Thursday, May 16, 2019

GGRPP

Again today there was a choice of routes, 1 of 15 kms which Danielle took and the one that I chose of 20 kms. Weather was overcast and cool .... a grrp day ... Gortex, Gloves and Rainpants, later it graduated to ggrpp when the poncho was called into action.

Cea is known for its bread, indeed the bread here is of a heavier, healthier inconsistency. This monument to the bread bakers of Cea is on the camino heading out of town.

Water is abundant everywhere here in Galicia province, sometimes even where it is not so convenient. There are usually stones strategically placed to keep one's feet out of the puddles.

Walking through a very large ... a couple of kilometres... burn area. It came very close to the village of Pielos.


At 7 kms I stopped at the first sign of human life since starting out at 7am .. the cafe at Pielo. Green tea, (Cea) toast with crushed tomato. Yumm

Fountains everywhere!
Many have potable water so that locals and pilgrims may fill their bottles.


I caught up to Chang Ho at the historic Monasterio de Oseira, he is a very good photographer.

Thanks to Toni of Austria for telling me about the monastery tour at 10am. Perfect timing for us.
Check out his walking stick, crafted by himself, he has carved on it the camino name, his name and address, the symbols of the Way plus it has a comfortable leather grip and it unscrews at the mid point so it fits alongside his pack for bringing on airplanes. He carves them (this is #5 for his last 5 caminos) out of strong hazelwood which he finds himself in the Austrian forest close to his home.

The beautiful old church within the monastery. There are currently 11 monks living here.

Called the Room of Palms

Back on the camino, Climbing the hill gave a perfect view of the monastery.
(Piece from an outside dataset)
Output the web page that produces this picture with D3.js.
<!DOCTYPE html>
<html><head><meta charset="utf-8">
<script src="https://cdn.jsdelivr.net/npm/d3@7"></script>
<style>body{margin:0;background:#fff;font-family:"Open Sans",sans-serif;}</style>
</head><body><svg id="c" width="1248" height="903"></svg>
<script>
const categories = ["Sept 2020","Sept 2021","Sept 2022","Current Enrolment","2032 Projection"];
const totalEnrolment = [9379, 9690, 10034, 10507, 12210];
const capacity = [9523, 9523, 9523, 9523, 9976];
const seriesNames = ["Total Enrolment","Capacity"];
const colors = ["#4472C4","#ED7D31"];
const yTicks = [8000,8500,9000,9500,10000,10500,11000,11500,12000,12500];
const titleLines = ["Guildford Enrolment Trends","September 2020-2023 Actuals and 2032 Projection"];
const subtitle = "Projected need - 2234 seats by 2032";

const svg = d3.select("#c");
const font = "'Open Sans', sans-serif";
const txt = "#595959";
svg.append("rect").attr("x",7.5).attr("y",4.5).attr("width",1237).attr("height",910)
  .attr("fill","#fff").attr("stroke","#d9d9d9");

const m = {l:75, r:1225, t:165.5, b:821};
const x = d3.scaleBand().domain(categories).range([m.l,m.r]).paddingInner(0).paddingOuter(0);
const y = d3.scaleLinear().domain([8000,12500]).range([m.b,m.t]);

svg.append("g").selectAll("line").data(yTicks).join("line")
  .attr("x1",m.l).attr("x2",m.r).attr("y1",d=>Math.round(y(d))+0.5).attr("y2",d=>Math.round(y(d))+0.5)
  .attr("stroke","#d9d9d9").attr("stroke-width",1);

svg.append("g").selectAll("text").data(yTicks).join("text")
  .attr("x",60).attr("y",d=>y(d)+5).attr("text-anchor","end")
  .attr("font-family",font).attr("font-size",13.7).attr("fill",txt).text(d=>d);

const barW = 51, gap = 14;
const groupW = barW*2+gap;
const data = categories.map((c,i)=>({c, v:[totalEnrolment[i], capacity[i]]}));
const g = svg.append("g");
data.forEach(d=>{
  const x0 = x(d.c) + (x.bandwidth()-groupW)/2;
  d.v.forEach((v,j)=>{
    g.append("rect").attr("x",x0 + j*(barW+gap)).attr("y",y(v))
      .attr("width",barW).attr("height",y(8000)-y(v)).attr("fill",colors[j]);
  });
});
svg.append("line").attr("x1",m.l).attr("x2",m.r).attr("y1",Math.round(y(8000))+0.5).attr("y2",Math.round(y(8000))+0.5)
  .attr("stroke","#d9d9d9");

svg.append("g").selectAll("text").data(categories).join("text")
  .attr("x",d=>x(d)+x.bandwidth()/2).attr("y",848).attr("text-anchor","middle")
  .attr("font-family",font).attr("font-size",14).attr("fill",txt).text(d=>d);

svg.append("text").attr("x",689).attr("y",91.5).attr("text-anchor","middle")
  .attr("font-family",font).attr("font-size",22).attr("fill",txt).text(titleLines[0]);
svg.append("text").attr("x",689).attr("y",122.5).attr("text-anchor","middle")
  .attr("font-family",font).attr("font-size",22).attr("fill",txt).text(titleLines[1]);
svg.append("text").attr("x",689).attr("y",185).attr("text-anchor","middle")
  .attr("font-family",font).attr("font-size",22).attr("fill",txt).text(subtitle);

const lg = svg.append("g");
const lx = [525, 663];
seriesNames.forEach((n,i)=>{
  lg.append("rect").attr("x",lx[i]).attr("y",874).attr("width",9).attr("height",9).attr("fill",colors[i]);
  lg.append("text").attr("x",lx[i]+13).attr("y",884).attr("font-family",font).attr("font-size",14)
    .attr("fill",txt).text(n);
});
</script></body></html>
Much of the trail looked like this. It was steep and slow going. Thankfully the rain started once I was walking on a road. This would be slippery if wet.

The albergues in Galicia are only 6€ per night, are well maintained and spacious with lots of light. I was very thankful to hear that I did not need to venture out in the rain to eat. There is a restaurant downstairs.
In the restaurant were about 20 pilgrims of a different sort. They were from San Francisco and travel with a guide. They do not stay in albergues and they have their luggage transported. Some pilgrims think this is cheating but hey at least they are walking and they are enjoying their own type of camino. They were also enjoying being in their own group and they probably walk further each day than we do. There is room for everyone!
A large group of us were eating around 3pm and started wondering where is Danielle. She had left Cea 1 hour before Annie from Luxembourg but hadn't yet arrived. When I phoned her I just got voicemail. She was AWOL. Everyone began to get very concerned but I felt she had just gone on and that we would hear from her. Turns out she had arrived here at 11am which was too early to stop for the day. She and another pilgrim did some research on their smartphones and found a hotel 7kms ahead. My camino tomorrow is a long 28 kms, hers will be a more manageable 21 kms. Smart cookie!
Oh and talking about kilomtres.... I have just passed the 900 mark. Whoo Hooo!